The definition parameter may be a predetermined parameter which is preferably set between 50 ms and 300 ms, more preferably between 100 ms to 200 ms. Most preferably, however, the definition parameter may be set by a user e.g. of the personal computer executing the audio studio software, such as a Macintosh computer executing Logic Pro 7 audio studio software, thus giving the user the ability to determine a suitable definition parameter. A user may set the definition parameter as a time of the initial impulse response, e.g. in milliseconds ms, or as the number of samples that the cross-channel impulse responses are taken into account and evaluated. Alternatively, a user may also set the definition parameter as a percent or as a ratio of the total length of impulse response. Most preferably, a user is offered a display screen which displays some or all of the respective impulse responses and which displays an indicator such as a vertical line corresponding to the definition parameter which is displayed on the impulse responses. By moving this vertical line, a user may visually set the definition parameter. One possible display screen, with a user interface, is shown in
Accordingly, taking into account this definition parameter, an ith outputted audio channel signal bi is calculated as given in formula (4) below:
In this formula (4), the terms corresponding to i=p represent a same-channel convolution operation which is processed preferably according to the full length of mii=m samples of the same-channel impulse response IRii, whereas the terms corresponding to p≠q represent cross-channel convolution operation, respectively performed over a respective length mip. Preferably, for such cross-channel convolution, the respective length mip is set according to the definition parameter only for the first v samples of the respective cross-channel impulse responses, i.e., mp=v for p≠q.
As will be understood by those skilled in the art, in such a way the computational load placed e.g. on a personal computer performing such a multi-channel convolution reverb may be greatly reduced. As an example, in the case of a multi-channel audio signal of a 7.1 surround audio format, subjecting seven audio channels to a “true surround” convolution reverb requires a system to perform in total 49 convolution processings over a respective impulse response length of e.g. 3 s. Setting the definition parameter to e.g. 150 ms, i.e., one twentieth of the 3 s overall impulse response length, and performing cross-channel convolution processing for cross-channel convolution operation only over the initial part of the respective impulse responses corresponding to these 150 ms, then the computational load is reduced to 7 convolution processings over 3 s length, and 42 convolution processings over 150 ms=0.15 s length.

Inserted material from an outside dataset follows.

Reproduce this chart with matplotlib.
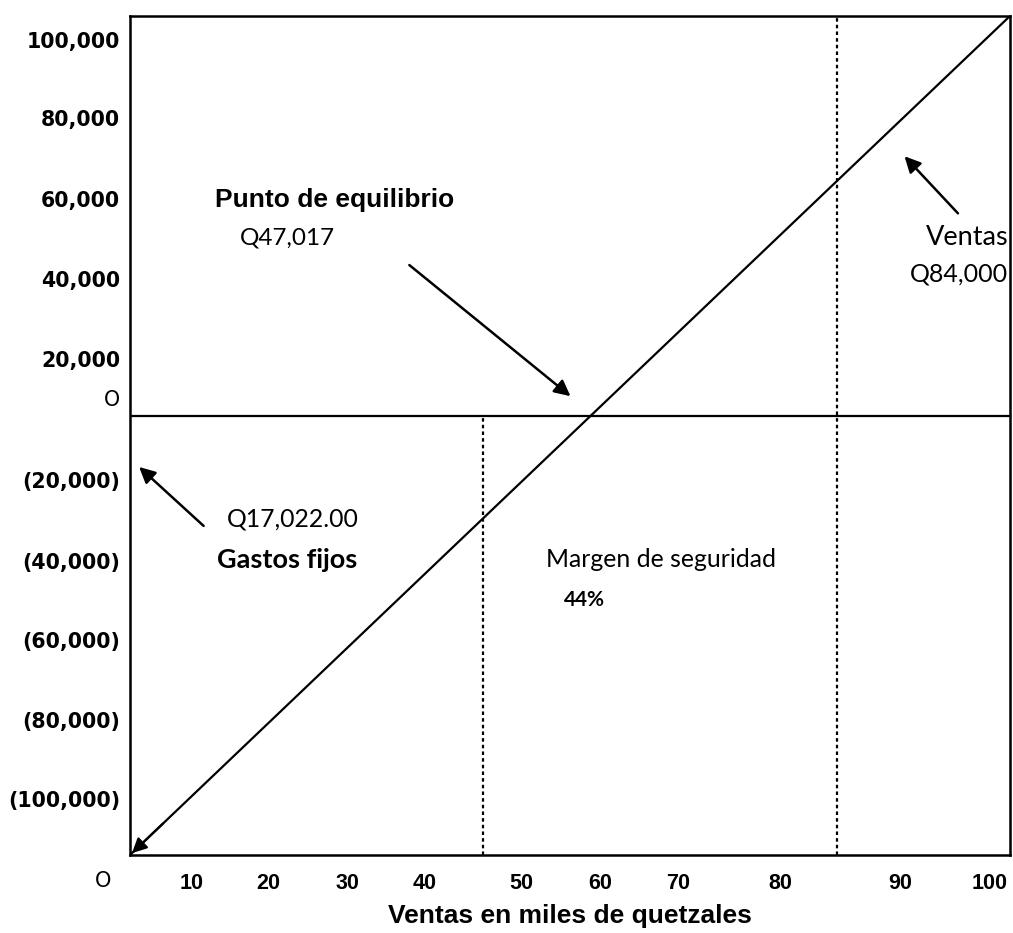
import numpy as np
import matplotlib
matplotlib.use('Agg')
import matplotlib.pyplot as plt

# valores del grafico (quetzales)
ventas_x = [0, 100]
ventas_y = [-110000, 100000]
linea_margen = 40.1     # linea punteada izquierda
linea_ventas = 80.3     # linea punteada derecha

ytick_labels = ['100,000', '80,000', '60,000', '40,000', '20,000', 'O',
                '(20,000)', '(40,000)', '(60,000)', '(80,000)', '(100,000)']
ytick_pos = [94100, 74400, 54100, 34100, 14100, 4400,
             -16100, -36400, -56100, -76100, -96100]
xtick_labels = ['10', '20', '30', '40', '50', '60', '70', '80', '90', '100']
xtick_pos = [7.0, 15.7, 24.7, 33.5, 44.5, 53.4, 62.3, 73.9, 87.5, 97.7]

fig = plt.figure(figsize=(10.13, 9.33), dpi=100)
ax = fig.add_axes([130 / 1013, 78 / 933, 880 / 1013, 839 / 933])
ax.set_xlim(0, 100)
ax.set_ylim(-110000, 100000)

for s in ax.spines.values():
    s.set_linewidth(1.8)
    s.set_color('black')

# linea de ventas con flecha en el origen
ax.plot(ventas_x, ventas_y, color='black', lw=1.6, solid_capstyle='butt')
ax.annotate('', xy=(ventas_x[0], ventas_y[0]), xytext=(4, ventas_y[0] + 8400),
            arrowprops=dict(arrowstyle='-|>', color='black', lw=1.6, mutation_scale=22),
            annotation_clip=False)

ax.axhline(0, color='black', lw=1.6)
ax.vlines(linea_margen, -110000, 0, color='black', lw=1.6, linestyles=(0, (1.6, 1.4)))
ax.vlines(linea_ventas, -110000, 100000, color='black', lw=1.6, linestyles=(0, (1.6, 1.4)))

ax.set_yticks(ytick_pos)
ax.set_yticklabels(ytick_labels, family='DejaVu Sans', fontweight='bold', fontsize=14.8)
ax.get_yticklabels()[5].set_fontweight('normal')
ax.set_xticks(xtick_pos)
ax.set_xticklabels(xtick_labels, family='Liberation Sans', fontweight='bold', fontsize=15.5)
ax.tick_params(axis='y', length=0, pad=7)
ax.tick_params(axis='x', length=0, pad=13)
ax.text(-3.1, -116600, 'O', ha='center', va='center', fontsize=15,
        family='DejaVu Sans', clip_on=False)

ax.set_xlabel('Ventas en miles de quetzales', family='Liberation Sans',
              fontweight='bold', fontsize=19)
ax.xaxis.set_label_coords(0.5, -0.058)

flecha = dict(arrowstyle='-|>', color='black', lw=1.8, mutation_scale=24)

# punto de equilibrio
ax.text(9.7, 53900, 'Punto de equilibrio', family='Liberation Sans',
        fontweight='bold', fontsize=19, ha='left', va='center')
ax.text(12.5, 44400, 'Q47,017', family='Lato', fontsize=17.5, ha='left', va='center')
ax.annotate('', xy=(50.3, 4400), xytext=(31.5, 38100), arrowprops=flecha)

# ventas
ax.text(99.8, 44600, 'Ventas', family='Lato', fontsize=19.5, ha='right', va='center')
ax.text(99.8, 35400, 'Q84,000', family='Lato', fontsize=18, ha='right', va='center')
ax.annotate('', xy=(87.8, 65400), xytext=(94.3, 50100), arrowprops=flecha)

# gastos fijos
ax.text(11.0, -25900, 'Q17,022.00', family='Lato', fontsize=17.8, ha='left', va='center')
ax.text(9.9, -36100, 'Gastos fijos', family='Lato', fontweight='bold',
        fontsize=19.5, ha='left', va='center')
ax.annotate('', xy=(0.8, -12400), xytext=(8.6, -28100), arrowprops=flecha)

# margen de seguridad
ax.text(47.3, -36100, 'Margen de seguridad', family='Lato', fontsize=17.8,
        ha='left', va='center')
ax.text(49.3, -46100, '44%', family='Lato', fontweight='bold', fontsize=15,
        ha='left', va='center')

fig.savefig('out.png', dpi=100)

In terms of computational load, this corresponds to a load of approximately 7+42*(3 s/0.15 s)=9.1 convolution processings over a length of 3 s. As will be understood by those skilled in the art, such a multi-channel convolution reverb according to the first embodiment requires only a little additional computation when compared with a convolution reverb wherein only same-channel convolution processing is performed, and therefore is suitable also for real-time applications wherein such a convolution reverb is calculated or generated with only comparatively little or no delay upon input of the multi-channel audio signal. Therefore, a user is no longer impeded by having to wait for a convolution reverb having to be performed “off-line”. The result of a method in an embodiment may be stored as audio data which can then be played back on speakers or other transducers.

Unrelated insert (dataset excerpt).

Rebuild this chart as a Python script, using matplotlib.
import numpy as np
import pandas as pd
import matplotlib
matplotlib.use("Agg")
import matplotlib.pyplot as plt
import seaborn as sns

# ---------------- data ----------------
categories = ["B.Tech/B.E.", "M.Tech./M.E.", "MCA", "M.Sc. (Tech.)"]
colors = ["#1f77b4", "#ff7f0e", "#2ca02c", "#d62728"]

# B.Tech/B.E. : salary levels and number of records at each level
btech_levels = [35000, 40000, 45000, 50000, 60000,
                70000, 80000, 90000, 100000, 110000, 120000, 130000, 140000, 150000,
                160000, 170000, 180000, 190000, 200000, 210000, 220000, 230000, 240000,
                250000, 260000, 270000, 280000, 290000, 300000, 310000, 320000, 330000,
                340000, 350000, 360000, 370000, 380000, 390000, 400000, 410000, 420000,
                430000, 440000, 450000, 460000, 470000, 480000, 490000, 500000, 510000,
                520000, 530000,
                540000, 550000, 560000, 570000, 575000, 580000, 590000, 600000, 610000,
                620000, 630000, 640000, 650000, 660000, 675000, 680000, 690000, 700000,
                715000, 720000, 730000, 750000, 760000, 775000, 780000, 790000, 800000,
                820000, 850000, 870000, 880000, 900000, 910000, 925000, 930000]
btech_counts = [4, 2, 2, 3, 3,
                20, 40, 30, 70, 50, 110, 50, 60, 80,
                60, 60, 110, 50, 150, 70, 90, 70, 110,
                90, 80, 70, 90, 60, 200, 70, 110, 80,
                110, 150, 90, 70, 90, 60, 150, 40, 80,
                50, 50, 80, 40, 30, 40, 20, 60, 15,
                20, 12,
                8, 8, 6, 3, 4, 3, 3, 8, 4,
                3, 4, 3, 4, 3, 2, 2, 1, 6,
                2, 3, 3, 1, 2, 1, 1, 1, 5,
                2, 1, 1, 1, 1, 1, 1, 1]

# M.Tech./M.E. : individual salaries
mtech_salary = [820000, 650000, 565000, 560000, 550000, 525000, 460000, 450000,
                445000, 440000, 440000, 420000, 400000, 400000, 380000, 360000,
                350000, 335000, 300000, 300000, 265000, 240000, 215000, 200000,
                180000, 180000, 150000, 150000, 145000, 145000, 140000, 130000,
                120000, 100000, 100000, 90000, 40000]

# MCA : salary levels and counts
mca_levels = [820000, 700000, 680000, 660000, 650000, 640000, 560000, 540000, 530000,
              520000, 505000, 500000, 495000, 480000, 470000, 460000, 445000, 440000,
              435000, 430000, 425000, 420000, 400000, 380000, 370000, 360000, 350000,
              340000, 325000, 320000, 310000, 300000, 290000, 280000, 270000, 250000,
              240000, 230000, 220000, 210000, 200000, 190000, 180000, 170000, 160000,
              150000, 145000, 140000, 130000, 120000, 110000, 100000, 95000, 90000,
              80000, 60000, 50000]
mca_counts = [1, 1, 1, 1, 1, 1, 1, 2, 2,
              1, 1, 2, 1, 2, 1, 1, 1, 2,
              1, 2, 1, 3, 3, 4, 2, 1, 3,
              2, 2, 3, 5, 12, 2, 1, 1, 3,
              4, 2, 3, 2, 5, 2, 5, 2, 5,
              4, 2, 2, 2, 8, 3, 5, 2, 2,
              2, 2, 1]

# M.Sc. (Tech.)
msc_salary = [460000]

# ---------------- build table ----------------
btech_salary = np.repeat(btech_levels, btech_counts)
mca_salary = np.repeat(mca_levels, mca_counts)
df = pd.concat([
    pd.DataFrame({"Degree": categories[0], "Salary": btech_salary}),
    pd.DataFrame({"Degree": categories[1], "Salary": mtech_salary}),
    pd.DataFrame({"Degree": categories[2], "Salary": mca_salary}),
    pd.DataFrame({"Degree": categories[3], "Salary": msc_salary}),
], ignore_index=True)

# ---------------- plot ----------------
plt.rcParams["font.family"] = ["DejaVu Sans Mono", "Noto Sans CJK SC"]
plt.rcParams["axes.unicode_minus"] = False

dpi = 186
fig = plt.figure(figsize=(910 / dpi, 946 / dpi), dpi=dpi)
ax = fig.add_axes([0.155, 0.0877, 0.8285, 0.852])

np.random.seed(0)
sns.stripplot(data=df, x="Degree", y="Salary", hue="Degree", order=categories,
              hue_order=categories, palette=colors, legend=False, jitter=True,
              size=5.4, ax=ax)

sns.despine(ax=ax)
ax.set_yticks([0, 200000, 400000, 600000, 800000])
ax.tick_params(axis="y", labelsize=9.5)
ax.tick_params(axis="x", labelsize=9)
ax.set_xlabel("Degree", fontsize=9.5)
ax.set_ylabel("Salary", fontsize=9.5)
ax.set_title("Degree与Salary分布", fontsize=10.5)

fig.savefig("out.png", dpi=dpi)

Alternatively, the respective lengths mpq may also be set such that each respective length mpq is set to a different value. For example, the parameters mpq may be set such that for an initial length v convolution operation is performed according to the full set of impulse responses, then for a second length v′ following the initial length v, convolution operation is performed for same-channel operation and additionally also in cross-channel operation for left and right front audio signal, excluding other cross-channel convolution operation, and after the second length v′ only same-channel convolution operation is performed. This offers even more flexibility to a user to adjust performance of the convolution reverb module 10 according to his or her expectations and requirements. Accordingly, such increase in flexibility requires also more complexity of the settings, as now not only one definition parameter, but a plurality of different parameters has to be adjusted.
Turning now to
Although the above description has been made in context of multi-channel audio signals exemplified by surround audio signals having e.g. 5, 6 or 7 audio channels, this is not limiting. For example, the present invention may also be applied to a multi-channel audio signal in the form of a stereo signal having only two audio channels, left and right channel. In this case, the present invention allows a “true stereo” convolution reverb effect with reduced computational load. As a result, a user may subject a plurality of stereo signals to convolution reverb in parallel, while still being able to enjoy processing in real-time.

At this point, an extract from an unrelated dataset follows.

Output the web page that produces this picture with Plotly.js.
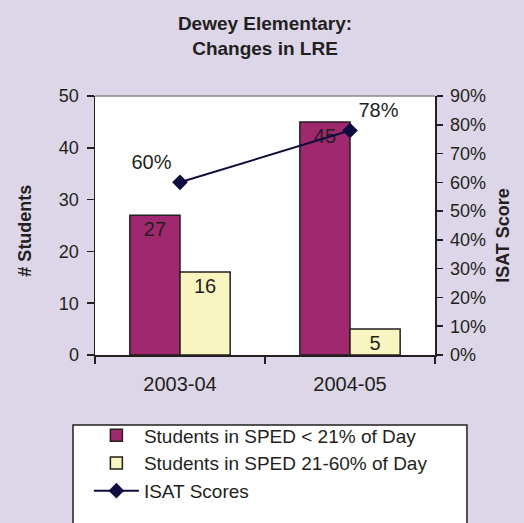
<!DOCTYPE html>
<html>
<head>
<meta charset="utf-8">
<script src="https://cdn.plot.ly/plotly-3.0.1.min.js"></script>
<style>html,body{margin:0;padding:0;background:#DDD6E8;}#chart{width:524px;height:523px;}</style>
</head>
<body>
<div id="chart"></div>
<script>
var categories = ["2003-04", "2004-05"];
var spedUnder21 = [27, 45];
var sped21to60 = [16, 5];
var isatScores = [0.60, 0.78];
var isatLabels = ["60%", "78%"];
var leftTicks = [0, 10, 20, 30, 40, 50];
var rightTicks = [0, 0.1, 0.2, 0.3, 0.4, 0.5, 0.6, 0.7, 0.8, 0.9];

var FONT = "Arial, 'Liberation Sans', sans-serif";
var TXT = "#231F20";

var traces = [
  {
    type: "bar", x: categories, y: spedUnder21, name: "Students in SPED < 21% of Day",
    marker: {color: "#A0286E", line: {color: "#231F20", width: 1.5}},
    text: spedUnder21.map(String), textposition: "inside", insidetextanchor: "end", textangle: 0,
    constraintext: "none", textfont: {family: FONT, size: 20, color: TXT}, hoverinfo: "skip"
  },
  {
    type: "bar", x: categories, y: sped21to60, name: "Students in SPED 21-60% of Day",
    marker: {color: "#F8F5C0", line: {color: "#231F20", width: 1.5}},
    text: sped21to60.map(String), textposition: "inside", insidetextanchor: "end", textangle: 0,
    constraintext: "none", textfont: {family: FONT, size: 20, color: TXT}, hoverinfo: "skip"
  },
  {
    type: "scatter", mode: "lines+markers+text", x: categories, y: isatScores, yaxis: "y2",
    name: "ISAT Scores",
    line: {color: "#0D0D40", width: 2},
    marker: {symbol: "diamond", size: 12, color: "#0D0D40"},
    text: isatLabels, textposition: ["top left", "top right"],
    textfont: {family: FONT, size: 20, color: TXT}, hoverinfo: "skip"
  }
];

var layout = {
  width: 524, height: 523,
  paper_bgcolor: "#DDD6E8", plot_bgcolor: "#FFFFFF",
  margin: {l: 95, r: 89, t: 96, b: 168},
  font: {family: FONT, color: TXT},
  title: {
    text: "<b>Dewey Elementary:</b><br><b>Changes in LRE</b>",
    font: {family: FONT, size: 19, color: TXT},
    x: 0.5, xref: "paper", y: 0.942, yref: "container", yanchor: "top"
  },
  barmode: "group", bargap: 0.41, bargroupgap: 0,
  showlegend: true,
  legend: {
    x: -0.018, y: -0.6, xanchor: "left", yanchor: "bottom",
    bgcolor: "rgba(0,0,0,0)", borderwidth: 0,
    font: {family: FONT, size: 19, color: TXT},
    traceorder: "normal", itemwidth: 45
  },
  xaxis: {
    type: "category", showline: true, linecolor: "#231F20", linewidth: 1.5,
    ticks: "outside", ticklen: 7, tickcolor: "#231F20", tickwidth: 1.5,
    tickson: "boundaries", tickfont: {family: FONT, size: 20, color: TXT},
    ticklabelstandoff: 10, showgrid: false, zeroline: false
  },
  yaxis: {
    range: [0, 50], tickvals: leftTicks, showline: true, linecolor: "#231F20", linewidth: 1.5,
    ticks: "outside", ticklen: 7, tickcolor: "#231F20", tickwidth: 1.5, ticklabelstandoff: 4,
    tickfont: {family: FONT, size: 18, color: TXT}, showgrid: false, zeroline: false
  },
  yaxis2: {
    range: [0, 0.9], tickvals: rightTicks, tickformat: ".0%", overlaying: "y", side: "right",
    showline: true, linecolor: "#231F20", linewidth: 1.5,
    ticks: "outside", ticklen: 6, tickcolor: "#231F20", tickwidth: 1.5, ticklabelstandoff: 4,
    tickfont: {family: FONT, size: 18, color: TXT}, showgrid: false, zeroline: false
  },
  shapes: [
    {type: "line", xref: "paper", yref: "paper", x0: 0, x1: 1, y0: 1, y1: 1,
     line: {color: "#8A8A8A", width: 1.5}, layer: "above"},
    {type: "rect", xref: "paper", yref: "paper", x0: -0.0647, x1: 1.094, y0: -0.27, y1: -0.7,
     fillcolor: "#FFFFFF", line: {color: "#231F20", width: 1.5}, layer: "below"}
  ],
  annotations: [
    {text: "<b># Students</b>", xref: "paper", yref: "paper", x: -0.206, y: 0.48,
     xanchor: "center", yanchor: "middle",
     textangle: -90, showarrow: false, font: {family: FONT, size: 18, color: TXT}},
    {text: "<b>ISAT Score</b>", xref: "paper", yref: "paper", x: 1.2, y: 0.46,
     xanchor: "center", yanchor: "middle",
     textangle: -90, showarrow: false, font: {family: FONT, size: 18, color: TXT}}
  ]
};

Plotly.newPlot("chart", traces, layout, {displayModeBar: false, staticPlot: true});
</script>
</body>
</html>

The present invention as described above can be implemented in numerous ways, e.g. by hardware only, by a program stored on a storage medium, etc. Such a program which enables a data processing system, such as a music machine or a music synthesizer or a computer system, to execute one or more of the above described features of the invention may comprise a screen on a display monitor which is connected to a processor which is coupled to a hard disc drive incorporating a temporary drive such as a CD-ROM, DVD, optical disc or floppy disc drive in which is inserted a suitable data storage medium. The computer system may also include a mouse and keyboard both connected electrically to the processor. Other variations of the computer system can be envisaged. For example the use of a joystick or roller ball or stylus pen and/or a plurality of temporary and hard disc drives and/or connection of the computer system to the Internet and/or other applications of the computer system in a specific application which may not include a keyboard or mouse but rather input buttons and menus on the screen.
The foregoing description has been given by way of example only and it will be appreciated by a person skilled in the art that numerous modifications can be made without departing from the scope of the present invention.